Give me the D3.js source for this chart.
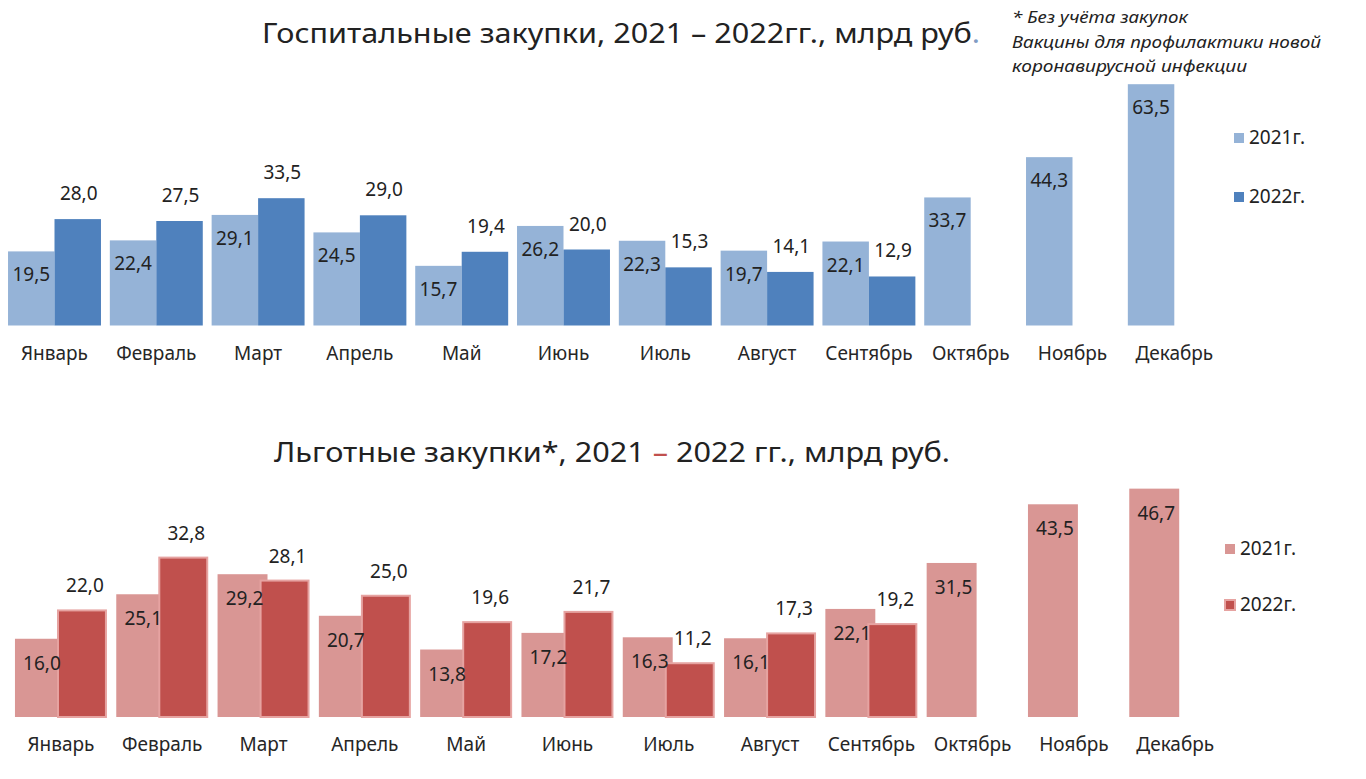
<!DOCTYPE html>
<html>
<head>
<meta charset="utf-8">
<script src="https://cdn.jsdelivr.net/npm/d3@7"></script>
<style>
  body { margin: 0; background: #fff; }
  svg text { font-family: "Noto Sans", "Open Sans", sans-serif; fill: #222; }
</style>
</head>
<body>
<div id="chart"></div>
<script>
// Data
const months = ["Январь", "Февраль", "Март", "Апрель", "Май", "Июнь", "Июль",
                "Август", "Сентябрь", "Октябрь", "Ноябрь", "Декабрь"];
const hosp2021 = [19.5, 22.4, 29.1, 24.5, 15.7, 26.2, 22.3, 19.7, 22.1, 33.7, 44.3, 63.5];
const hosp2022 = [28.0, 27.5, 33.5, 29.0, 19.4, 20.0, 15.3, 14.1, 12.9, null, null, null];
const pref2021 = [16.0, 25.1, 29.2, 20.7, 13.8, 17.2, 16.3, 16.1, 22.1, 31.5, 43.5, 46.7];
const pref2022 = [22.0, 32.8, 28.1, 25.0, 19.6, 21.7, 11.2, 17.3, 19.2, null, null, null];
const seriesNames = ["2021г.", "2022г."];

const width = 1366;
const height = 779;

const svg = d3.select("#chart").append("svg")
    .attr("width", width)
    .attr("height", height);

const fmt = v => d3.format(".1f")(v).replace(".", ",");

// Titles
svg.append("text")
    .attr("x", 262).attr("y", 43)
    .attr("textLength", 718).attr("lengthAdjust", "spacingAndGlyphs")
    .style("font-size", "28px")
    .html('Госпитальные закупки, 2021 – 2022гг., млрд руб<tspan style="fill:#7f9cc4">.</tspan>');

svg.append("text")
    .attr("x", 274).attr("y", 462)
    .attr("textLength", 676).attr("lengthAdjust", "spacingAndGlyphs")
    .style("font-size", "28px")
    .html('Льготные закупки*, 2021 <tspan style="fill:#c0504d">–</tspan> 2022 гг., млрд руб.');

// Footnote
const note = [
  {t: "* Без учёта закупок", w: 176},
  {t: "Вакцины для профилактики новой", w: 309},
  {t: "коронавирусной инфекции", w: 235}
];
note.forEach((n, i) => {
  svg.append("text")
      .attr("x", 1012).attr("y", 23 + i * 24.5)
      .attr("textLength", n.w).attr("lengthAdjust", "spacingAndGlyphs")
      .style("font-size", "17px")
      .style("font-style", "italic")
      .text(n.t);
});

// Draws one panel of grouped bars
function drawPanel(opt) {
  const g = svg.append("g");

  const x = d3.scaleBand()
      .domain(months)
      .range(opt.xRange)
      .paddingInner(opt.padInner)
      .paddingOuter(opt.padInner / 2);

  const y = d3.scaleLinear()
      .domain([0, 70])
      .range([opt.base, opt.base - 70 * opt.pxPerUnit]);

  const bw = x.bandwidth() * opt.barFrac;
  const off2022 = x.bandwidth() - bw;

  const rows = months.map((m, i) => ({m: m, a: opt.s2021[i], b: opt.s2022[i]}));

  // 2021 bars
  g.selectAll(".b2021").data(rows).enter().append("rect")
      .attr("x", d => x(d.m))
      .attr("y", d => y(d.a))
      .attr("width", bw)
      .attr("height", d => y(0) - y(d.a))
      .attr("fill", opt.c2021);

  // 2022 bars
  g.selectAll(".b2022").data(rows.filter(d => d.b != null)).enter().append("rect")
      .attr("x", d => x(d.m) + off2022 + opt.stroke / 2)
      .attr("y", d => y(d.b) + opt.stroke / 2)
      .attr("width", bw - opt.stroke)
      .attr("height", d => y(0) - y(d.b) - opt.stroke / 2)
      .attr("fill", opt.c2022)
      .attr("stroke", opt.stroke ? opt.strokeColor : "none")
      .attr("stroke-width", opt.stroke);

  // labels
  g.selectAll(".l2021").data(rows).enter().append("text")
      .attr("x", d => x(d.m) + bw / 2 + opt.inDx)
      .attr("y", d => y(d.a) + opt.inOff)
      .attr("text-anchor", "middle")
      .attr("dominant-baseline", "central")
      .style("font-size", "19px")
      .text(d => fmt(d.a));

  g.selectAll(".l2022").data(rows.filter(d => d.b != null)).enter().append("text")
      .attr("x", d => x(d.m) + off2022 + bw / 2 + opt.outDx)
      .attr("y", d => y(d.b) - opt.outOff)
      .attr("text-anchor", "middle")
      .attr("dominant-baseline", "central")
      .style("font-size", "19px")
      .text(d => fmt(d.b));

  // month axis labels
  g.selectAll(".m").data(months).enter().append("text")
      .attr("x", d => x(d) + x.bandwidth() / 2)
      .attr("y", opt.base + 27)
      .attr("text-anchor", "middle")
      .attr("dominant-baseline", "central")
      .style("font-size", "19px")
      .style("fill", "#262626")
      .text(d => d);

  // legend
  const cols = [opt.c2021, opt.c2022];
  seriesNames.forEach((s, i) => {
    const ly = opt.legendY[i];
    g.append("rect")
        .attr("x", opt.legendX + 1).attr("y", ly - 5 + 1)
        .attr("width", 10).attr("height", 10)
        .attr("fill", cols[i])
        .attr("stroke", i === 1 && opt.stroke ? opt.strokeColor : "none")
        .attr("stroke-width", opt.stroke);
    g.append("text")
        .attr("x", opt.legendX + 16).attr("y", ly)
        .attr("dominant-baseline", "central")
        .style("font-size", "19px")
        .text(s);
  });
}

drawPanel({
  s2021: hosp2021, s2022: hosp2022,
  xRange: [3.6, 3.6 + 12 * 101.8], padInner: 0.087, barFrac: 0.5,
  base: 325.5, pxPerUnit: 3.8,
  c2021: "#95b3d7", c2022: "#4f81bd", stroke: 0, strokeColor: "none",
  inOff: 23, outOff: 26, inDx: 0, outDx: 1,
  legendX: 1233, legendY: [137, 196]
});

drawPanel({
  s2021: pref2021, s2022: pref2022,
  xRange: [10.3, 10.3 + 12 * 101.3], padInner: 0.092, barFrac: 0.543,
  base: 717, pxPerUnit: 4.89,
  c2021: "#d99694", c2022: "#c0504d", stroke: 2, strokeColor: "#e6a3a1",
  inOff: 24, outOff: 24, inDx: 2, outDx: 3,
  legendX: 1224, legendY: [548, 604]
});
</script>
</body>
</html>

######

### [REQUIREMENT]
Quote the material exactly. Pictures stay out.

### [EXERCISE OUTPUT]
Give me the D3.js source for this chart.
<!DOCTYPE html>
<html>
<head>
<meta charset="utf-8">
<script src="https://cdn.jsdelivr.net/npm/d3@7"></script>
<style>
  body { margin: 0; background: #fff; }
  svg text { font-family: "Noto Sans", "Open Sans", sans-serif; fill: #222; }
</style>
</head>
<body>
<div id="chart"></div>
<script>
// Data
const months = ["Январь", "Февраль", "Март", "Апрель", "Май", "Июнь", "Июль",
                "Август", "Сентябрь", "Октябрь", "Ноябрь", "Декабрь"];
const hosp2021 = [19.5, 22.4, 29.1, 24.5, 15.7, 26.2, 22.3, 19.7, 22.1, 33.7, 44.3, 63.5];
const hosp2022 = [28.0, 27.5, 33.5, 29.0, 19.4, 20.0, 15.3, 14.1, 12.9, null, null, null];
const pref2021 = [16.0, 25.1, 29.2, 20.7, 13.8, 17.2, 16.3, 16.1, 22.1, 31.5, 43.5, 46.7];
const pref2022 = [22.0, 32.8, 28.1, 25.0, 19.6, 21.7, 11.2, 17.3, 19.2, null, null, null];
const seriesNames = ["2021г.", "2022г."];

const width = 1366;
const height = 779;

const svg = d3.select("#chart").append("svg")
    .attr("width", width)
    .attr("height", height);

const fmt = v => d3.format(".1f")(v).replace(".", ",");

// Titles
svg.append("text")
    .attr("x", 262).attr("y", 43)
    .attr("textLength", 718).attr("lengthAdjust", "spacingAndGlyphs")
    .style("font-size", "28px")
    .html('Госпитальные закупки, 2021 – 2022гг., млрд руб<tspan style="fill:#7f9cc4">.</tspan>');

svg.append("text")
    .attr("x", 274).attr("y", 462)
    .attr("textLength", 676).attr("lengthAdjust", "spacingAndGlyphs")
    .style("font-size", "28px")
    .html('Льготные закупки*, 2021 <tspan style="fill:#c0504d">–</tspan> 2022 гг., млрд руб.');

// Footnote
const note = [
  {t: "* Без учёта закупок", w: 176},
  {t: "Вакцины для профилактики новой", w: 309},
  {t: "коронавирусной инфекции", w: 235}
];
note.forEach((n, i) => {
  svg.append("text")
      .attr("x", 1012).attr("y", 23 + i * 24.5)
      .attr("textLength", n.w).attr("lengthAdjust", "spacingAndGlyphs")
      .style("font-size", "17px")
      .style("font-style", "italic")
      .text(n.t);
});

// Draws one panel of grouped bars
function drawPanel(opt) {
  const g = svg.append("g");

  const x = d3.scaleBand()
      .domain(months)
      .range(opt.xRange)
      .paddingInner(opt.padInner)
      .paddingOuter(opt.padInner / 2);

  const y = d3.scaleLinear()
      .domain([0, 70])
      .range([opt.base, opt.base - 70 * opt.pxPerUnit]);

  const bw = x.bandwidth() * opt.barFrac;
  const off2022 = x.bandwidth() - bw;

  const rows = months.map((m, i) => ({m: m, a: opt.s2021[i], b: opt.s2022[i]}));

  // 2021 bars
  g.selectAll(".b2021").data(rows).enter().append("rect")
      .attr("x", d => x(d.m))
      .attr("y", d => y(d.a))
      .attr("width", bw)
      .attr("height", d => y(0) - y(d.a))
      .attr("fill", opt.c2021);

  // 2022 bars
  g.selectAll(".b2022").data(rows.filter(d => d.b != null)).enter().append("rect")
      .attr("x", d => x(d.m) + off2022 + opt.stroke / 2)
      .attr("y", d => y(d.b) + opt.stroke / 2)
      .attr("width", bw - opt.stroke)
      .attr("height", d => y(0) - y(d.b) - opt.stroke / 2)
      .attr("fill", opt.c2022)
      .attr("stroke", opt.stroke ? opt.strokeColor : "none")
      .attr("stroke-width", opt.stroke);

  // labels
  g.selectAll(".l2021").data(rows).enter().append("text")
      .attr("x", d => x(d.m) + bw / 2 + opt.inDx)
      .attr("y", d => y(d.a) + opt.inOff)
      .attr("text-anchor", "middle")
      .attr("dominant-baseline", "central")
      .style("font-size", "19px")
      .text(d => fmt(d.a));

  g.selectAll(".l2022").data(rows.filter(d => d.b != null)).enter().append("text")
      .attr("x", d => x(d.m) + off2022 + bw / 2 + opt.outDx)
      .attr("y", d => y(d.b) - opt.outOff)
      .attr("text-anchor", "middle")
      .attr("dominant-baseline", "central")
      .style("font-size", "19px")
      .text(d => fmt(d.b));

  // month axis labels
  g.selectAll(".m").data(months).enter().append("text")
      .attr("x", d => x(d) + x.bandwidth() / 2)
      .attr("y", opt.base + 27)
      .attr("text-anchor", "middle")
      .attr("dominant-baseline", "central")
      .style("font-size", "19px")
      .style("fill", "#262626")
      .text(d => d);

  // legend
  const cols = [opt.c2021, opt.c2022];
  seriesNames.forEach((s, i) => {
    const ly = opt.legendY[i];
    g.append("rect")
        .attr("x", opt.legendX + 1).attr("y", ly - 5 + 1)
        .attr("width", 10).attr("height", 10)
        .attr("fill", cols[i])
        .attr("stroke", i === 1 && opt.stroke ? opt.strokeColor : "none")
        .attr("stroke-width", opt.stroke);
    g.append("text")
        .attr("x", opt.legendX + 16).attr("y", ly)
        .attr("dominant-baseline", "central")
        .style("font-size", "19px")
        .text(s);
  });
}

drawPanel({
  s2021: hosp2021, s2022: hosp2022,
  xRange: [3.6, 3.6 + 12 * 101.8], padInner: 0.087, barFrac: 0.5,
  base: 325.5, pxPerUnit: 3.8,
  c2021: "#95b3d7", c2022: "#4f81bd", stroke: 0, strokeColor: "none",
  inOff: 23, outOff: 26, inDx: 0, outDx: 1,
  legendX: 1233, legendY: [137, 196]
});

drawPanel({
  s2021: pref2021, s2022: pref2022,
  xRange: [10.3, 10.3 + 12 * 101.3], padInner: 0.092, barFrac: 0.543,
  base: 717, pxPerUnit: 4.89,
  c2021: "#d99694", c2022: "#c0504d", stroke: 2, strokeColor: "#e6a3a1",
  inOff: 24, outOff: 24, inDx: 2, outDx: 3,
  legendX: 1224, legendY: [548, 604]
});
</script>
</body>
</html>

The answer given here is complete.